• Jerin Joy (5061530)
• Koushikmani Maskalmatti Lakshman (5053566)

The Turtlebot robot is a popular platform for robotics research and education. With its sensors, cameras, and actuators, it provides a great platform for testing and developing algorithms for robot navigation and control. One of the key challenges in robotics is autonomous driving and obstacle avoidance, which involves navigating in an environment with unknown obstacles and avoiding collisions. This project aims to address this challenge by using machine learning algorithms to train the Turtlebot robot to avoid obstacles.

To implement obstacle avoidance, we start by collecting data using the Turtlebot's laser range finder. This sensor measures the distance to obstacles in the environment and provides a 2D scan of the surroundings. We use this data to train various machine learning classifiers such as Random Forest, KNN, MLP, AdaBoost, Logistic Regression, Gradient Boosting, Extra Tree and Decision Trees. These classifiers learn to classify the environment into obstacle and non-obstacle regions based on the laser scan data. Once the classifiers are trained, we use them to implement obstacle avoidance in the Turtlebot robot. This allows the robot to navigate autonomously in an unknown environment, avoiding obstacles in its path. By using machine learning, we can create intelligent robots that can adapt to different environments and tasks, making them more useful and versatile.

The Jupyter Notebook used for the Machine Learning data training and model evaluation can be found here

• OS Version: Ubuntu 20.04
• This package is developed with ROS Noetic.
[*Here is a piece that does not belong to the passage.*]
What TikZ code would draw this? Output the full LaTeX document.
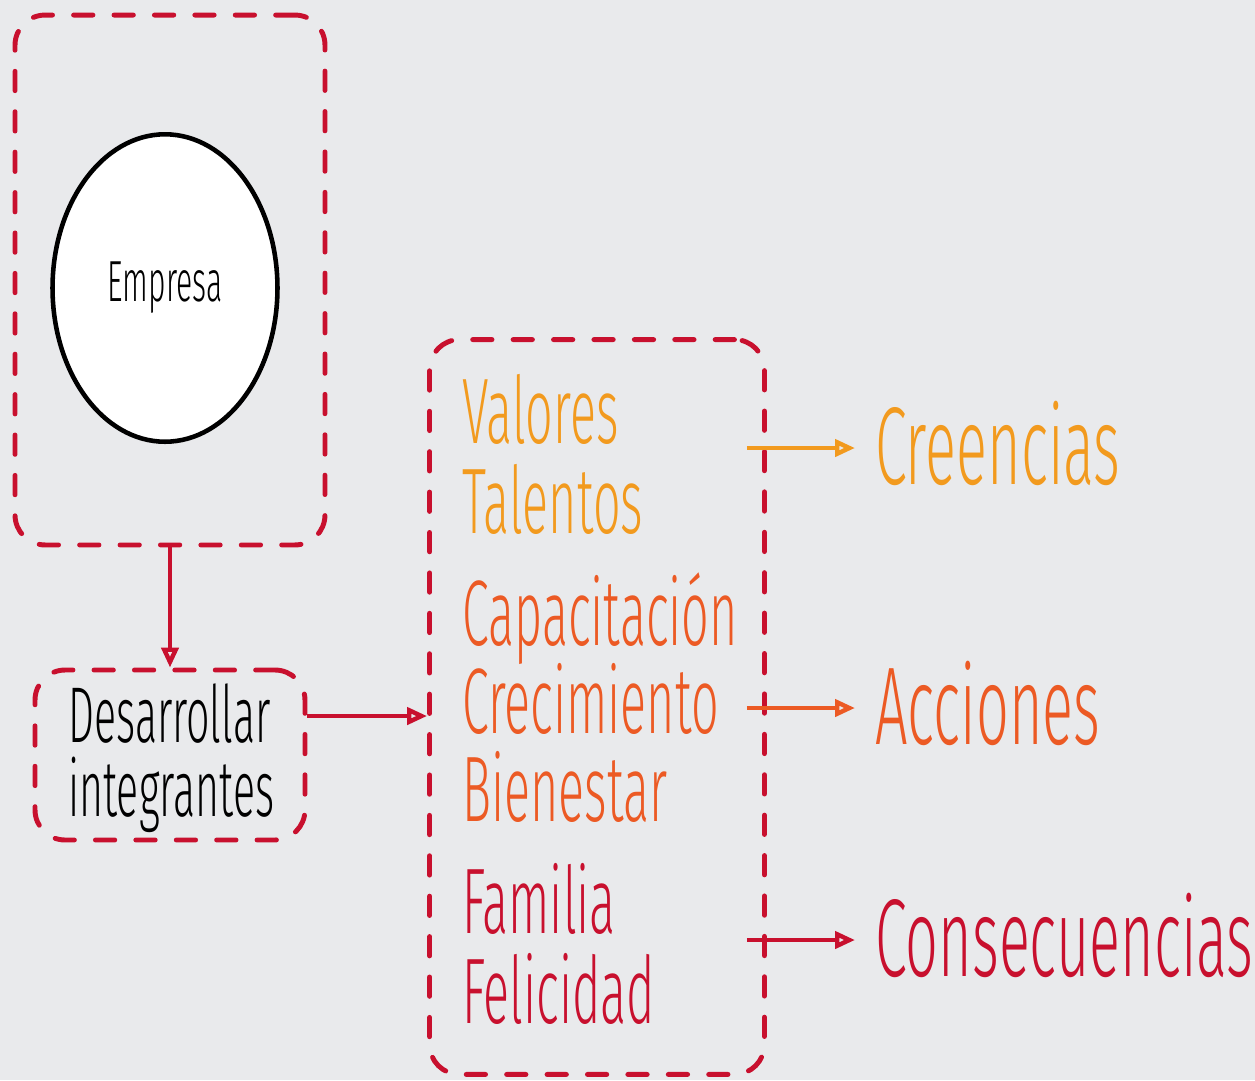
\documentclass[tikz,border=0pt]{standalone}
\usepackage{fontspec}
\setmainfont{Fira Sans}
\newfontfamily\mano[FakeStretch=0.52, UprightFont=* Light]{Fira Sans}
\usetikzlibrary{arrows.meta,shapes.geometric,positioning}

\definecolor{fondo}{HTML}{E9EAEC}
\definecolor{rojo}{HTML}{C8102E}
\definecolor{naranja}{HTML}{F29A1E}
\definecolor{naranjarojo}{HTML}{EC5A24}

\begin{document}
\begin{tikzpicture}[
  x=0.02cm,
  y=-0.02cm,
  caja/.style={
    draw=rojo,
    line width=2.8pt,
    dash pattern=on 11pt off 12pt,
    line cap=round,
    rounded corners=0.6cm
  },
  flecha/.style={
    line width=2.5pt,
    -{Triangle[open, length=0.4cm, width=0.34cm]}
  },
  lista/.style={anchor=base west, inner sep=0, font=\mano\fontsize{53}{53}\selectfont},
  renglon/.style={anchor=base west, inner sep=0, font=\mano\fontsize{45}{45}\selectfont},
  salida/.style={anchor=west, inner sep=0.4cm, font=\mano\fontsize{63}{63}\selectfont}
]

%--------------------
% Fondo
%--------------------
\fill[fondo] (0,0) rectangle (1255,1080);
\useasboundingbox (0,0) rectangle (1255,1080);

%--------------------
% Cajas
%--------------------
\node[caja, minimum width=5.4cm, minimum height=3.4cm] (caja2) at (170,755) {};
\node[caja, minimum width=6.2cm, minimum height=10.6cm] (caja1) at (170,280) {};
\node[caja, minimum width=6.7cm, minimum height=14.7cm] (caja3) at (597,707) {};

% texto de la caja 2, una linea por nodo
\node[renglon] (desarrollar) at (68,742) {Desarrollar};
\node[renglon] (integrantes) at (68,816) {integrantes};

%--------------------
% Empresa
%--------------------
\node[ellipse, draw=black, fill=white, line width=2.6pt,
  minimum width=4.5cm, minimum height=6.15cm, inner sep=0,
  font=\mano\fontsize{33}{33}\selectfont] (empresa) at (165,288) {Empresa};

%--------------------
% Conectores izquierda
%--------------------
\draw[flecha, rojo] (caja1.south) -- (caja2.north);
\coordinate (d2) at ([yshift=0.78cm]caja2.east);
\draw[flecha, rojo] (d2) -- (d2 -| caja3.west);

%--------------------
% Lista dentro de la caja 3
%--------------------
\foreach \nom/\txt/\col/\y in {
  valores/Valores/naranja/443,
  talentos/Talentos/naranja/533,
  capacitacion/Capacitación/naranjarojo/645,
  crecimiento/Crecimiento/naranjarojo/733,
  bienestar/Bienestar/naranjarojo/821,
  familia/Familia/rojo/933,
  felicidad/Felicidad/rojo/1023} {
  \node[lista, text=\col] (\nom) at (462,\y) {\txt};
}

%--------------------
% Salidas a la derecha
%--------------------
\coordinate (c3e) at ([xshift=-0.4cm]caja3.east);
\foreach \nom/\txt/\col/\y in {
  creencias/Creencias/naranja/443,
  acciones/Acciones/naranjarojo/703,
  consecuencias/Consecuencias/rojo/935} {
  \node[salida, text=\col] (\nom) at (855,\y) {\txt};
  \draw[flecha, \col] ([yshift=-0.1cm]c3e |- \nom.west) -- ([yshift=-0.1cm]\nom.west);
}

\end{tikzpicture}
\end{document}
To install ROS Noetic, follow the official documentation.
• Jupyter Notebook

• Decision Tree
• Random Forest
• K-Nearest Neighbors
• MLP Classifier
• Logistic Regression
• Gradient Boosting
• AdaBoost
• Extra Tree

1. Clone the package into the src folder of the ROS Workspace:

git clone https://github.com/jerin-joy/ml_obstacle_avoidance

2. Compile the workspace by navigating to the workspace and entering in terminal:

catkin_make

3. Source the workspace by entering:

source devel/setup.bash

4. Launch the Gazebo simulator with the Turtlebot robot and simulation environment by entering:

roslaunch turtlebot3_neural_network turtlebot3_square.launch

5. To test the trained model in the Gazebo environment, enter:

python obstacle_avoidance_ml.py

6. Select the classifier you need to use from the list provided in the terminal.

If you need to retrain the model with new data, follow these steps:

1. To perform the obstacle avoidance of the robot using Laser Range Finder, enter:

python obstacle_avoidance_laser.py

2. Open a new terminal to record the data from LRF and enter:

python data_recorder.py

3. Open the 'ml_training_evaluation.ipynb' Jupyter Notebook file and run all blocks for the data training and model evaluation.

4. To test the Machine Learning model on the TurtleBot robot, launch the gazebo world again and enter:

python obstacle_avoidance_ml.py

5. Select the classifier you need to use from the list provided in the terminal.

Based on the evaluation results of the seven models, the GradientBoostingClassifier seems to be the best model with an accuracy of 0.8750, precision of 0.9137, recall of 0.8930, F1 score of 0.9032, and ROC AUC score of 0.9390.

The RandomForestClassifier also performed well with an accuracy of 0.8609, precision of 0.9219, recall of 0.8598, F1 score of 0.8898, and ROC AUC score of 0.9366.

It's worth noting that the LogisticRegression model performed the worst among the seven models with an accuracy of 0.6634, precision of 0.6979, recall of 0.8543, F1 score of 0.7682, and ROC AUC score of 0.7083.